The Sixers earned a 100-89 win over the Bulls Friday night, improving to 27-16 and 20-2 at home. Here are some takeaways from the win.
For the second straight game, Furkan Korkmaz gave the Sixers a major boost.
His main job is to shoot threes and it was surprising that Chicago kept leaving him open. To his credit, he is getting his shot off quicker and it’s difficult to close in on him.
In Wednesday’s 117-106 win over Brooklyn, Korkmaz hit 3 of 6 from beyond the arc.
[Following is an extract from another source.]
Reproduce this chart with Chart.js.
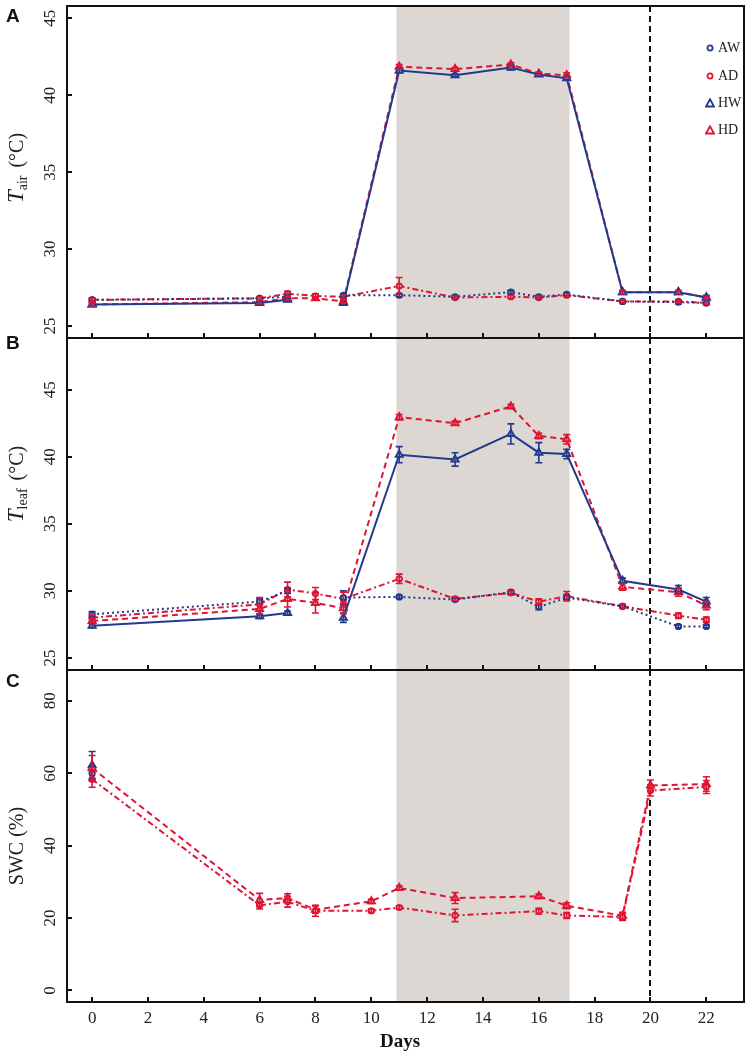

Against the Bulls he hit all four of his attempts in the third quarter alone, helping the Sixers earn a double-digit lead.
And when the Bulls thought all he could do was shoot three’s, Korkmaz drove down the middle of the lane for a dunk in the fourth quarter.
The Bulls main offensive threat is guard Zach LaVine, who entered the game averaging 24.6 points and is a serious All-Star candidate. The Sixers’ best perimeter defender has been Ben Simmons, but rookie Matisse Thybulle -- a top defender in his own right -- earned the opening assignment on LaVine.
Thybulle did a credible job, especially in the first half. Unofficially, LaVine scored just four of his 11 first half points with Thybulle on him. In addition, Thybulle made a block on a drive by former Sixers forward Thaddeus Young.
Thybulle made it difficult for LaVine to get the ball in a good position. Quicker players sometimes are able to drive by the rookie, but he makes his opponent, especially LaVine, work to get shots. When LaVine did score, it was mostly off defensive switches like in the third quarter when Josh Richardson switched on him. LaVine scored a driving layup with his opposite (left) hand. In the fourth quarter, Thybulle forced an errant pass for a turnover on a switch while guarding Tomas Satoransky.
The Brett Brown bashers probably had a field day with this. The Sixers were assessed a technical in the first quarter for having six players on the court.
It came after a Korkmaz hit a corner three. Not only was the three wiped out, but Chicago hit the technical to tie the score.
One reason Chicago held a 47-46 lead at halftime was that the Bulls were getting too many uncontested baskets, mainly uncontested driving dunks.
In the first half the Bulls led the Sixers 18-4 in fast break points. Many times it was a matter of the Sixers not getting back in time on defense.
The Sixers did a better job in the second half, but the Bulls still had several driving dunks.
The Bulls had trouble handling Ben Simmons not only on drives to the basket, but on the glass, too.
A prime example came in the third quarter when Simmons scored on a follow jam. In the fourth quarter, isolated with Chandler Hutchinson on him, Simmons drove around him for the score.
When Simmons wasn’t driving or near the basket, he was constantly finding open teammates.